We tend to think of creation as
an event, but theologians have discovered that creation is not only an action
of God, or the reality produced by such an act, but a continuous dynamic
evolution of the relationship between God, people and nature. This implies that
God has not left creation to the mercy of creation itself, but that his
providential love works in all matters as he lovingly accompanies it on its
journey toward him.
Rondinara observes how today the
relationship between people and nature has become critical, an environmental
crisis. Yet it leads us to consider a deeper crisis that affects humans as a
whole. It is essentially an anthropological crisis that is a consequence of the
way we see ourselves: namely, we have appointed ourselves as absolute masters
of nature and its destiny.
He counters this with the belief
that this crisis cannot be overcome by measures that are purely technical,
scientific or economic, because their roots lie in the values and categories
that our current Western culture embraces. Today, more than ever, people’s
relationship to nature has to be renewed in order to meet the challenges of the
environmental crisis. We need to recover the significance of the relationships
that bind us to nature, which of course are closely connected to the
relationships between people and God and nature and God.
Chiara Lubich perceived “love” as
the immanent law of nature, and she meant love as a qualitative factor that
regulates the relationship between the natural elements:
“And the fact that God was
beneath things meant that they weren’t as we see them; they were all linked to
one another by love; all, so to speak, in love with one another.

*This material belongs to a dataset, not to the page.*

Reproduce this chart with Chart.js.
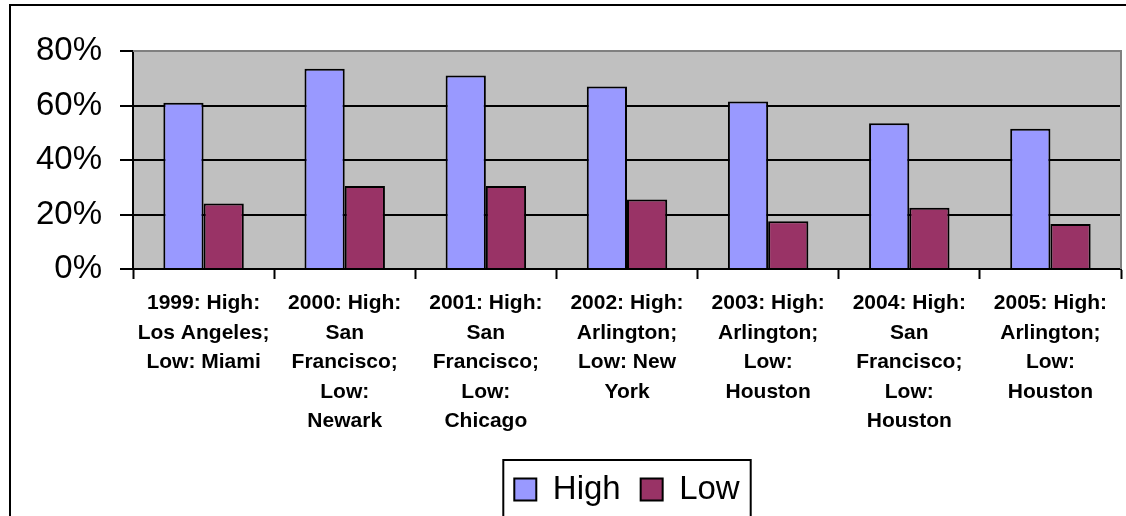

So if the
brook flowed into the lake, it was out of love. If the pine tree stood high
next to another pine tree, it was out of love. I have been created as a gift
for the person next to me, and the person next to me has been created by God as
a gift for me … On earth everything stands in a relationship of love with
everything. We have to be love, however, to discover the golden thread among
all things that exist.”
Her vision of the reality of
nature has a contribution to make as we recover the significance of the
relationships that bind us to nature, and establish an ethos toward nature
itself. Rondinara proposes that this vision overcomes the contrast between
nature’s value and human innovation. In his view, recovering the original
relationship between God, people and nature instils three values:
·
Nature
is fully valued because its ultimate end purpose is made known.
· The
network of relationships that binds nature to us is valued as we acquire the
consciousness that we are fellow travellers toward a common destiny.
·
The
creative role that people play with nature is valued.
Chiara held that we have to learn
to see each other not as oppressors, or as common biotic elements, but as
conscious and responsible individuals who are part of nature and are fulfilled
when we give of ourselves for our neighbours and nature.
Chiara’s way to form a mature
ecological awareness is therefore love. It’s not just to evaluate the
ecological problem from an ethical and moral viewpoint but to enter into a new
perspective. One must acquire a perspective of communion between men and women,
with God and with things, which stimulates and awakens in each of us the
profound and mysterious dimension of human activity. Once this process is
internalized, ethics will emerge accordingly.
So it’s not so much a matter of
defending and preserving nature, but we need to make it more beautiful and
bring it forward in accord with God’s plan for us and for nature.
Lubich’s concept of nature emerges as a mystery of
love beyond words. It remains difficult to express because it is so closely
linked to the mystery of humanity and God.